Eastern Matter
Four Experiments in Vietnam
One is hard put to name a country that has a more beleaguered modern history. The rapacity of the West sought to turn Vietnam into both a productive, profitable colony and a geopolitical outpost in the Far East. First to arrive were the French, who planted their flag on that beautiful and ancestral land in the 19th century, to not let go of it until 1954, after an absurd, sinister war; in their wake came the Americans, whose insatiable thirst for new Cold War tactics soon brought about the scorching war of napalm and Agent Orange, a cataclysm that would come to an end only in 1975, with the famous images of helicopters evacuating American officials and Vietnamese friendly to them out of Saigon.

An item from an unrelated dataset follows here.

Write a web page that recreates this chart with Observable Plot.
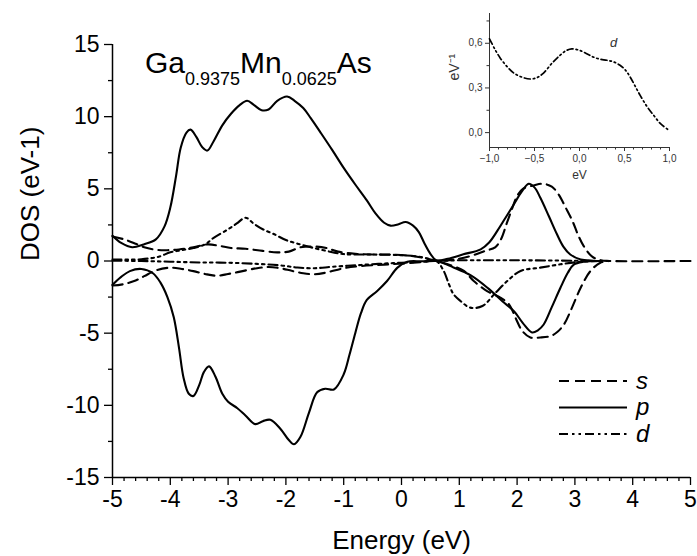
<!DOCTYPE html>
<html><head><meta charset="utf-8">
<script src="https://cdn.jsdelivr.net/npm/d3@7"></script>
<script src="https://cdn.jsdelivr.net/npm/@observablehq/plot@0.6"></script>
<style>
body{margin:0;background:#fff;}
#wrap{position:relative;width:697px;height:556px;font-family:"Liberation Sans",Arial,sans-serif;}
#inset{position:absolute;left:420px;top:0;}
</style></head><body><div id="wrap"><div id="main"></div><div id="inset"></div></div>
<script>
const xTicks = [-5,-4,-3,-2,-1,0,1,2,3,4,5];
const yTicks = [-15,-10,-5,0,5,10,15];
const insetXTicks = [-1,-0.5,0,0.5,1];
const insetYTicks = [0,0.3,0.6];
const seriesNames = ["s","p","d"];

const pUp = [[-5.0,1.75],[-4.85,1.25],[-4.66,0.95],[-4.46,1.15],[-4.25,1.5],[-4.1,2.4],[-4.0,3.7],[-3.9,5.9],[-3.82,7.85],[-3.72,8.9],[-3.65,9.1],[-3.55,8.6],[-3.45,7.9],[-3.36,7.65],[-3.25,8.3],[-3.1,9.4],[-2.95,10.2],[-2.8,10.8],[-2.67,11.1],[-2.55,10.8],[-2.42,10.45],[-2.3,10.5],[-2.15,11.1],[-1.98,11.4],[-1.85,11.1],[-1.7,10.6],[-1.57,9.9],[-1.4,8.9],[-1.2,7.7],[-1.0,6.45],[-0.8,5.3],[-0.6,4.2],[-0.45,3.3],[-0.3,2.65],[-0.19,2.45],[-0.05,2.55],[0.07,2.7],[0.2,2.45],[0.3,2.0],[0.4,1.2],[0.5,0.5],[0.6,0.05],[0.8,0.15],[1.07,0.46],[1.37,0.81],[1.52,1.3],[1.66,2.1],[1.8,3.0],[1.94,3.9],[2.08,4.8],[2.2,5.35],[2.3,5.1],[2.4,4.4],[2.55,3.1],[2.69,1.85],[2.8,1.0],[2.92,0.45],[3.1,0.1],[3.3,0.02],[3.45,0]];
const pDown = [[-5.0,-1.65],[-4.85,-1.1],[-4.7,-0.7],[-4.5,-0.55],[-4.3,-0.85],[-4.17,-1.5],[-4.05,-2.5],[-3.94,-3.9],[-3.85,-6.0],[-3.77,-8.1],[-3.68,-9.2],[-3.6,-9.35],[-3.5,-8.6],[-3.42,-7.7],[-3.33,-7.3],[-3.22,-8.0],[-3.1,-9.2],[-3.0,-9.75],[-2.84,-10.2],[-2.7,-10.7],[-2.53,-11.3],[-2.4,-11.1],[-2.27,-11.0],[-2.1,-11.6],[-1.95,-12.4],[-1.86,-12.7],[-1.75,-12.2],[-1.6,-10.5],[-1.46,-9.1],[-1.32,-8.85],[-1.17,-8.9],[-1.0,-7.85],[-0.9,-6.5],[-0.8,-5.0],[-0.7,-3.6],[-0.6,-2.7],[-0.42,-2.08],[-0.25,-1.39],[-0.07,-0.46],[0.1,-0.05],[0.35,-0.02],[0.6,0],[0.9,-0.45],[1.2,-1.0],[1.5,-1.9],[1.75,-2.8],[1.95,-3.5],[2.1,-4.3],[2.26,-4.95],[2.36,-4.8],[2.46,-4.4],[2.6,-3.2],[2.75,-1.85],[2.88,-0.8],[2.98,-0.25],[3.15,-0.05],[3.45,0]];
const sUp = [[-5.0,1.7],[-4.8,1.5],[-4.6,1.2],[-4.45,0.95],[-4.25,0.78],[-4.05,0.75],[-3.85,0.8],[-3.6,0.95],[-3.35,1.15],[-3.15,1.05],[-2.95,0.9],[-2.7,0.85],[-2.4,0.7],[-2.15,0.6],[-1.95,0.65],[-1.75,0.95],[-1.5,1.0],[-1.3,0.9],[-1.1,0.65],[-0.8,0.5],[-0.5,0.45],[-0.2,0.45],[0.1,0.38],[0.35,0.25],[0.6,0.02],[0.9,0.1],[1.2,0.35],[1.45,0.7],[1.62,0.95],[1.72,1.5],[1.82,2.6],[1.92,3.7],[2.0,4.5],[2.1,5.0],[2.3,5.25],[2.45,5.35],[2.6,5.15],[2.72,4.6],[2.84,3.7],[2.96,2.75],[3.05,1.85],[3.15,1.05],[3.3,0.3],[3.45,0.05],[3.6,0],[5,0]];
const sDown = [[-5.0,-1.7],[-4.8,-1.6],[-4.6,-1.35],[-4.45,-1.05],[-4.25,-0.65],[-4.0,-0.46],[-3.8,-0.55],[-3.6,-0.7],[-3.4,-0.9],[-3.2,-1.02],[-3.0,-0.9],[-2.75,-0.7],[-2.5,-0.5],[-2.3,-0.42],[-2.1,-0.5],[-1.9,-0.68],[-1.7,-0.85],[-1.5,-0.92],[-1.3,-0.8],[-1.0,-0.5],[-0.7,-0.35],[-0.3,-0.25],[0.1,-0.15],[0.4,-0.05],[0.6,0],[0.85,-0.3],[1.08,-0.69],[1.25,-1.39],[1.48,-2.08],[1.71,-2.54],[1.86,-3.0],[1.98,-4.0],[2.09,-4.85],[2.23,-5.3],[2.4,-5.3],[2.58,-5.2],[2.7,-4.9],[2.81,-4.4],[2.95,-3.23],[3.1,-1.85],[3.27,-0.69],[3.44,-0.12],[3.6,0]];
const dUp = [[-5.0,0.1],[-4.5,0.12],[-4.2,0.3],[-4.0,0.6],[-3.8,0.75],[-3.6,0.9],[-3.4,1.15],[-3.25,1.6],[-3.0,2.2],[-2.85,2.6],[-2.7,3.0],[-2.56,2.6],[-2.4,2.2],[-2.2,1.85],[-2.0,1.45],[-1.8,1.2],[-1.57,0.95],[-1.3,0.7],[-1.0,0.48],[-0.5,0.45],[0.0,0.4],[0.3,0.3],[0.5,0.12],[0.6,0.02],[1.0,0.05],[2.0,0.05],[3.0,0.02],[3.45,0]];
const dDown = [[-5.0,0.02],[-4.5,0.0],[-4.0,-0.05],[-3.5,-0.1],[-3.0,-0.12],[-2.5,-0.2],[-2.1,-0.3],[-1.8,-0.45],[-1.5,-0.5],[-1.2,-0.4],[-0.8,-0.3],[-0.4,-0.2],[0.0,-0.12],[0.4,-0.05],[0.6,0],[0.73,-0.69],[0.82,-1.6],[0.9,-2.3],[1.02,-2.77],[1.19,-3.23],[1.4,-3.12],[1.63,-2.19],[1.83,-1.39],[2.06,-0.69],[2.4,-0.46],[2.75,-0.23],[3.1,-0.05],[3.45,0]];
const insetD = [[-1.0,0.63],[-0.94,0.56],[-0.88,0.5],[-0.8,0.44],[-0.73,0.4],[-0.65,0.375],[-0.55,0.36],[-0.47,0.37],[-0.4,0.4],[-0.3,0.47],[-0.215,0.52],[-0.15,0.55],[-0.085,0.562],[0.0,0.553],[0.08,0.53],[0.156,0.507],[0.23,0.493],[0.304,0.486],[0.38,0.475],[0.45,0.452],[0.51,0.42],[0.563,0.373],[0.62,0.31],[0.674,0.25],[0.75,0.175],[0.822,0.118],[0.9,0.06],[0.989,0.018]];

const FONT = "Liberation Sans, Arial, sans-serif";
const dashS = "10,6";
const dashD = "9,4,2.5,4,2.5,4";
const W = 2.1;
const xMinor = d3.range(-50, 51, 2).map(v => v / 10).filter(v => !xTicks.includes(v));
const yMinor = yTicks.slice(0, -1).map(v => v + 2.5);
const lineOpts = {x: "0", y: "1", curve: "catmull-rom", stroke: "black", strokeWidth: W};

const main = Plot.plot({
  width: 697, height: 556,
  marginLeft: 112, marginRight: 7, marginTop: 44, marginBottom: 79,
  x: {domain: [-5, 5]},
  y: {domain: [-15, 15]},
  style: {fontFamily: FONT, background: "white", color: "black", overflow: "visible"},
  marks: [
    Plot.axisX({ticks: xMinor, tickSize: 4, tickFormat: () => "", label: null, strokeWidth: 1.3}),
    Plot.axisX({ticks: xTicks, tickSize: 8, tickPadding: 5, fontSize: 23, tickFormat: d => String(d), label: null, strokeWidth: 1.3}),
    Plot.axisY({ticks: yMinor, tickSize: 4, tickFormat: () => "", label: null, strokeWidth: 1.3}),
    Plot.axisY({ticks: yTicks, tickSize: 8, tickPadding: 5, fontSize: 23, tickFormat: d => String(d), label: null, strokeWidth: 1.3}),
    Plot.ruleX([-5], {strokeWidth: 1.5}),
    Plot.ruleY([-15], {strokeWidth: 1.5}),
    Plot.line(dUp, {...lineOpts, strokeDasharray: dashD}),
    Plot.line(dDown, {...lineOpts, strokeDasharray: dashD}),
    Plot.line(sUp, {...lineOpts, strokeDasharray: dashS}),
    Plot.line(sDown, {...lineOpts, strokeDasharray: dashS}),
    Plot.line(pUp, lineOpts),
    Plot.line(pDown, lineOpts),
    Plot.text(["Energy (eV)"], {frameAnchor: "bottom", dy: 63, fontSize: 26, lineAnchor: "middle"}),
    Plot.text(["DOS (eV-1)"], {frameAnchor: "left", dx: -82, rotate: -90, fontSize: 26, lineAnchor: "middle"})
  ]
});
document.getElementById("main").appendChild(main);

// title with subscripts
const svg = d3.select(main);
const t = svg.append("text").attr("x", 145).attr("y", 73).attr("font-size", 30)
  .attr("font-family", FONT).attr("fill", "black").attr("text-anchor", "start");
t.append("tspan").text("Ga");
t.append("tspan").attr("font-size", 18).attr("dy", 12).text("0.9375");
t.append("tspan").attr("dy", -12).text("Mn");
t.append("tspan").attr("font-size", 18).attr("dy", 12).text("0.0625");
t.append("tspan").attr("dy", -12).text("As");

// legend
const dashes = {s: dashS, p: null, d: dashD};
const lg = svg.append("g").attr("text-anchor", "start");
seriesNames.forEach((n, i) => {
  const y = 381 + i * 26.5;
  lg.append("line").attr("x1", 559).attr("x2", 627).attr("y1", y).attr("y2", y)
    .attr("stroke", "black").attr("stroke-width", W).attr("stroke-dasharray", dashes[n]);
  lg.append("text").attr("x", 636).attr("y", y).attr("dy", "0.32em").attr("font-size", 24)
    .attr("font-style", "italic").attr("font-family", FONT).text(n);
});

// inset
const fmtComma = d => d3.format(".1f")(d).replace(".", ",");
const insetXMinor = d3.range(-10, 11, 1).map(v => v / 10).filter(v => !insetXTicks.includes(v));
const insetYMinor = [0.15, 0.45, 0.75];
const inset = Plot.plot({
  width: 277, height: 185,
  marginLeft: 69, marginRight: 28, marginTop: 13, marginBottom: 38,
  x: {domain: [-1, 1]},
  y: {domain: [-0.1, 0.8]},
  style: {fontFamily: FONT, background: "transparent", color: "#333", overflow: "visible"},
  marks: [
    Plot.axisX({ticks: insetXMinor, tickSize: 2.5, tickFormat: () => "", label: null}),
    Plot.axisX({ticks: insetXTicks, tickSize: 4, tickPadding: 3, fontSize: 10, tickFormat: fmtComma, label: null}),
    Plot.axisY({ticks: insetYMinor, tickSize: 2.5, tickFormat: () => "", label: null}),
    Plot.axisY({ticks: insetYTicks, tickSize: 4, tickPadding: 3, fontSize: 10, tickFormat: fmtComma, label: null}),
    Plot.ruleX([-1], {strokeWidth: 1}),
    Plot.ruleY([-0.1], {strokeWidth: 1}),
    Plot.line(insetD, {x: "0", y: "1", curve: "catmull-rom", stroke: "black", strokeWidth: 1.7, strokeDasharray: "6,3,1.5,3,1.5,3"}),
    Plot.text(["eV"], {frameAnchor: "bottom", dy: 28, fontSize: 12, lineAnchor: "middle"}),
    Plot.text(["eV\u207B\u00B9"], {frameAnchor: "left", dx: -35, rotate: -90, fontSize: 14, lineAnchor: "middle"}),
    Plot.text(["d"], {frameAnchor: "top", dx: 34, dy: 29, fontSize: 13, fontStyle: "italic", lineAnchor: "middle"})
  ]
});
document.getElementById("inset").appendChild(inset);
</script>
</body></html>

The almost three million killed in that cataclysm – bound to the inertia of the Iron Curtain, which also dropped over the tropics – kept the country weighed down for two whole decades. Notwithstanding, and despite conflicts with Cambodia, tensions with China, and persistent hostility towards the United States, Vietnam had the foresight – like its great neighbor to the north – to initiate and implement a process which, without questioning the authority of the Communist Party, opened its markets to capitalism and embraced private property and foreign investment while continuing to take care of public health and education.
As a result, Vietnam today is one of the region’s economically fastest-growing nations, and also one of the most socially balanced, and this has had an echo in its architecture. Aware of realities but cosmopolitan in outlook, a generation of young professionals has faced up to and met the challenge – so common in non-Western countries – of combining international languages with regional constants, the use of technological innovations with loyalty to vernacular materials, and civic concerns with the pusuit of national identity; in sum, to apply the inevitable cliché, the inspiration of modernity with deep respect for tradition.
The four examples featured in this dossier illustrate such attitude of experimental conciliation, in which climate and the tropical landscape are addressed and where space and materials are worked out on a sensory but also symbolic note. In the Urban Farming Office in Ho Chi Minh City, the firm VTN Architects has made tropical flora the building’s icon. A similar strategy defines the Jakob Saigon Factory in Thuận An, a work of G8A Architects. For its part, the Premier Office building in Ho Chi Minh City, by Tropical Space, brings in ventilation through porous brick lattices, while the Đạo Mẫu Museum in the rural outskirts of Hanoi, by ARB Architects, colonizes its exuberant environment by means of pavilions raised with tiles taken from the roofs of abandoned houses, evoking the genius loci through entropic, memory-storing matter.